Sunday, April 11, 2010

That's not a Button

This morning, the last official day of Spring Break, Elijah woke up around 7:45 and crawled into our bed. The Newsome Three were cuddling in bed and talking. Jason was trying to tickle Elijah who kept turning to me for protection. Finally, Jason gave up on the tickling and started poking Eli's nose and making a "boop boop" noise. Eli said, "Quit that. It's not a button. It's my nose."

That reminded me of something he said a few weeks ago when he went to the emergency room. He had fallen off the piano bench face first into our concrete basement floor. I took him to the ER to get him checked out because he had a rather large knot above his right eye; furthermore, he kept holding his whole face and crying like he was in major pain. (Normally, when he whacks his noggin, he cries for a few minutes then goes on with his life.) Anyway... we checked into the ER and they came to get us shortly and took us back to a room. The doctor came about an hour later. He checked over Eli and made the comment, "You're probably going to have a black eye for a while." Eli didn't miss a beat. "Uh, uh. I have blue eyes." You really can't get one past this kid.

Tuesday, April 6, 2010

It's been a while

A lot has happened since my last post. I'll try to remember the highlights.

One evening Elijah and I were playing Nerf hockey on the living room floor. We each had a little plastic paddle that we used to hit a little plastic puck back and forth. We kept losing the puck under Eli's little recliner, so we spread his plastic snake out under the front edge of the chair to act as a "goalie" for us. It worked wonderfully well. When I had to get up to start working on dinner, Eli said he'd play hockey with the snake. He got all set up and got the snake ready. Then all of a sudden I heard him exlaim in consternation, "Uh, Mommy.

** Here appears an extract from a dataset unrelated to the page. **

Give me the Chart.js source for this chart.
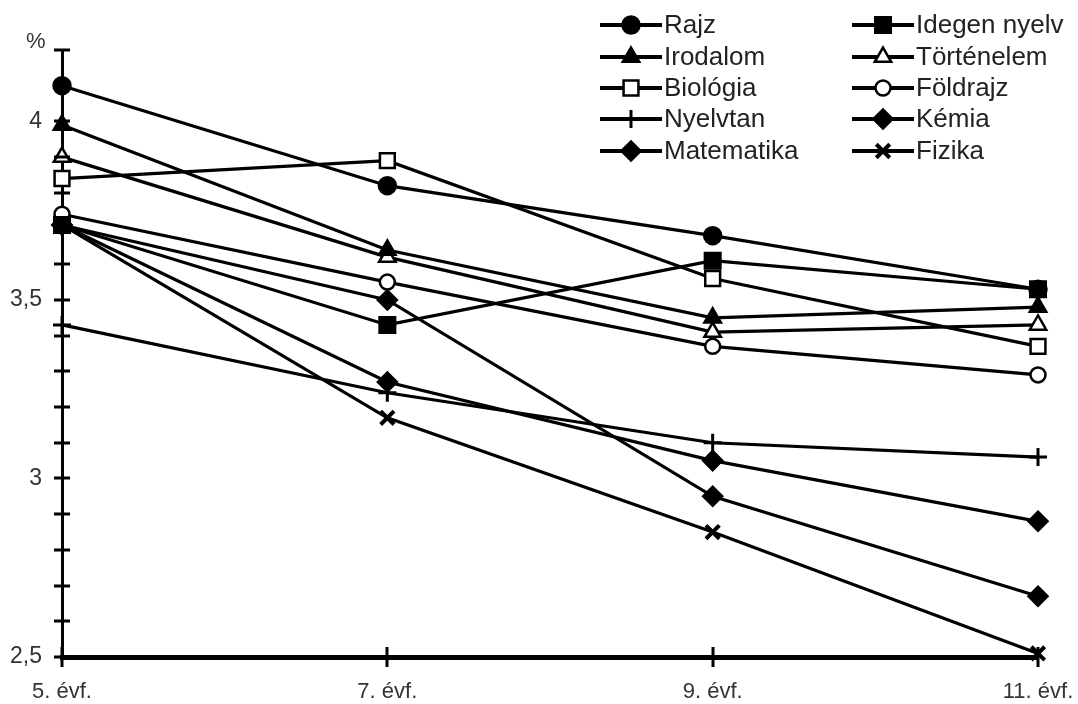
<!DOCTYPE html>
<html>
<head>
<meta charset="utf-8">
<script src="https://cdn.jsdelivr.net/npm/chart.js@4/dist/chart.umd.min.js"></script>
<style>
  html, body { margin: 0; padding: 0; background: #fff; }
  #wrap { position: relative; width: 1078px; height: 704px; }
</style>
</head>
<body>
<div id="wrap"><canvas id="chart" width="1078" height="704"></canvas></div>
<script>
const categories = ['5. évf.', '7. évf.', '9. évf.', '11. évf.'];

const rajz       = [4.10, 3.82, 3.68, 3.53];
const idegen     = [3.71, 3.43, 3.61, 3.53];
const irodalom   = [3.99, 3.64, 3.45, 3.48];
const tortenelem = [3.90, 3.62, 3.41, 3.43];
const biologia   = [3.84, 3.89, 3.56, 3.37];
const foldrajz   = [3.74, 3.55, 3.37, 3.29];
const nyelvtan   = [3.43, 3.24, 3.10, 3.06];
const kemia      = [3.71, 3.27, 3.05, 2.88];
const matematika = [3.71, 3.50, 2.95, 2.67];
const fizika     = [3.71, 3.17, 2.85, 2.51];

const yMin = 2.5, yMax = 4.2, yStep = 0.1;

function serie(label, data, style, radius, filled, bw) {
    return {
        label: label,
        data: data,
        borderColor: '#000',
        borderWidth: 3.2,
        tension: 0,
        clip: false,
        pointStyle: style,
        pointRadius: radius,
        pointHoverRadius: radius,
        pointBackgroundColor: filled ? '#000' : '#fff',
        pointBorderColor: '#000',
        pointBorderWidth: bw || 2.5
    };
}

const datasets = [
    serie('Rajz', rajz, 'circle', 8.5, true),
    serie('Idegen nyelv', idegen, 'rect', 11, true),
    serie('Irodalom', irodalom, 'triangle', 9.5, true),
    serie('Történelem', tortenelem, 'triangle', 9.5, false),
    serie('Biológia', biologia, 'rect', 10.5, false),
    serie('Földrajz', foldrajz, 'circle', 7.5, false),
    serie('Nyelvtan', nyelvtan, 'cross', 9, true, 3),
    serie('Kémia', kemia, 'rectRot', 9.5, true),
    serie('Matematika', matematika, 'rectRot', 9.5, true),
    serie('Fizika', fizika, 'crossRot', 9.5, true, 4)
];

// tick marks crossing both axes, like the original
const crossTicks = {
    id: 'crossTicks',
    afterDraw(chart) {
        const ctx = chart.ctx;
        const x = chart.scales.x, y = chart.scales.y;
        ctx.save();
        ctx.strokeStyle = '#000';
        ctx.lineWidth = 3;
        ctx.beginPath();
        y.ticks.forEach((t, i) => {
            const py = Math.round(y.getPixelForTick(i));
            ctx.moveTo(x.left - 8, py);
            ctx.lineTo(x.left + 8, py);
        });
        x.ticks.forEach((t, i) => {
            const px = Math.round(x.getPixelForTick(i));
            ctx.moveTo(px, y.bottom - 10);
            ctx.lineTo(px, y.bottom + 10);
        });
        ctx.stroke();

        ctx.fillStyle = '#333';
        ctx.font = '22px "Liberation Sans", Arial, sans-serif';
        ctx.textBaseline = 'alphabetic';
        ctx.fillText('%', 26, 48);
        ctx.restore();
    }
};

// two-column legend in the top right corner
const legendBox = {
    id: 'legendBox',
    afterDraw(chart) {
        const ctx = chart.ctx;
        const cols = [600, 852];
        const rowY = [25, 57, 88, 119, 151];
        ctx.save();
        chart.data.datasets.forEach((ds, i) => {
            const x0 = cols[i % 2];
            const yy = rowY[Math.floor(i / 2)];
            ctx.strokeStyle = '#000';
            ctx.lineWidth = 4;
            ctx.beginPath();
            ctx.moveTo(x0, yy);
            ctx.lineTo(x0 + 62, yy);
            ctx.stroke();
            ctx.fillStyle = ds.pointBackgroundColor;
            ctx.strokeStyle = ds.pointBorderColor;
            ctx.lineWidth = ds.pointBorderWidth;
            Chart.helpers.drawPoint(ctx, {
                pointStyle: ds.pointStyle,
                radius: ds.pointRadius,
                rotation: 0,
                borderWidth: ds.pointBorderWidth
            }, x0 + 31, yy);
            ctx.fillStyle = '#222';
            ctx.font = '26px "Liberation Sans", Arial, sans-serif';
            ctx.textBaseline = 'middle';
            ctx.fillText(ds.label, x0 + 64, yy + 1);
        });
        ctx.restore();
    }
};

new Chart(document.getElementById('chart'), {
    type: 'line',
    data: { labels: categories, datasets: datasets },
    options: {
        responsive: false,
        animation: false,
        events: [],
        layout: { padding: { top: 50, right: 40, left: 0, bottom: 0 } },
        plugins: { legend: { display: false }, tooltip: { enabled: false } },
        scales: {
            x: {
                offset: false,
                grid: { display: false },
                border: { display: true, color: '#000', width: 5 },
                ticks: {
                    color: '#333',
                    padding: 14,
                    maxRotation: 0,
                    font: { family: '"Liberation Sans", Arial, sans-serif', size: 22 }
                },
                afterFit(scale) { scale.height = 47; scale.paddingRight = 0; }
            },
            y: {
                min: yMin,
                max: yMax,
                grid: { display: false },
                border: { display: true, color: '#000', width: 3 },
                ticks: {
                    stepSize: yStep,
                    autoSkip: false,
                    color: '#333',
                    padding: 12,
                    font: { family: '"Liberation Sans", Arial, sans-serif', size: 23 },
                    callback(v) {
                        const h = v * 2;
                        if (Math.abs(h - Math.round(h)) < 1e-6) {
                            return String(Math.round(h) / 2).replace('.', ',');
                        }
                        return '';
                    }
                },
                afterFit(scale) { scale.width = 62; }
            }
        }
    },
    plugins: [crossTicks, legendBox]
});
</script>
</body>
</html>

Him don't have any hands. UGH! Now how do I play?" It struck me as hilarious (as much of what he says does) and I found myself playing hockey again.

For this one you really have to use your imagination. It also helps if you've ever heard Elijah say something with great excitement. Granny (aka, Jason's mom Vonnie) got the Alvin & the Chipmunks: The Squeakuel movie for Elijah for Easter. We watched part of it one night until Elijah announced that it was time for bed. He watched the rest of it the next day on our way home from Murfreesboro where we'd gone to meet my sister and her girls for lunch. Well, that evening at dinner, Jason asked what we were going to do for family fun. I couldn't come up with anything great because I was in the beinning stages of my annual Spring Break Cold/Sinus Crud. Daddy couldn't think of anything either because he'd just worked an 11 or 12 hour day. So Elijah said, "Oh, I know. We can watch Alvin & the Chipmunks... the SQUEEEEEKUELLLLLLL!" He said it with such excitement and conviction that we laughed uproariously and, of course, ended up watching the movie. (It really is quite cute, by the way.)

Speaking of my annual Spring Break Cold/Sinus Crud... I felt pretty bad on Good Friday but drove up to Murfreesboro to see my sister and her girlies any way. By Friday night, I was rough and by Saturday morning, I was downright miserable. Good thing there weren't any swimming lessons that day, huh? Easter Sunday dawned bright and beautiful. I, on the other hand, did not. I was definitely sick. Elijah went with his daddy for some Daddy/Son bonding time since they get to see so little of each other during the week and left me at home to rest. They returned later in the day to check on me and bring me lunch. I rested all day Sunday. At some point, Elijah found some old headphones from my walkman. He decided they looked pretty much like every doctor's stethoscope he'd ever seen. He walked up to me and proclaimed, "I the doctor. You feel sick?"

"Yes, sir, I do. Can you help me?"

"Yes, I can. Open your mouth and say 'ah'. I make you all better." He took a quick (but thorough, I'm sure) look at my mouth, throat, nose, and ears and listened to my heart and my knee for good measure. Then he said with concern, "I go get another doctor. I be right back." He disappeared down the hallway. Pretty soon another doctor (who looked suprisingly like Elijah) came walking into the living room and over to my spot on the love seat. "Hi, I'm the new doctor."

"What's your name, doctor?"

"I Doctor Bebo," he said.

"Well, you sure are the cutest doctor I've ever seen," I told him.

Without missing a beat, Doctor Bebo replied, "Yeah, I know."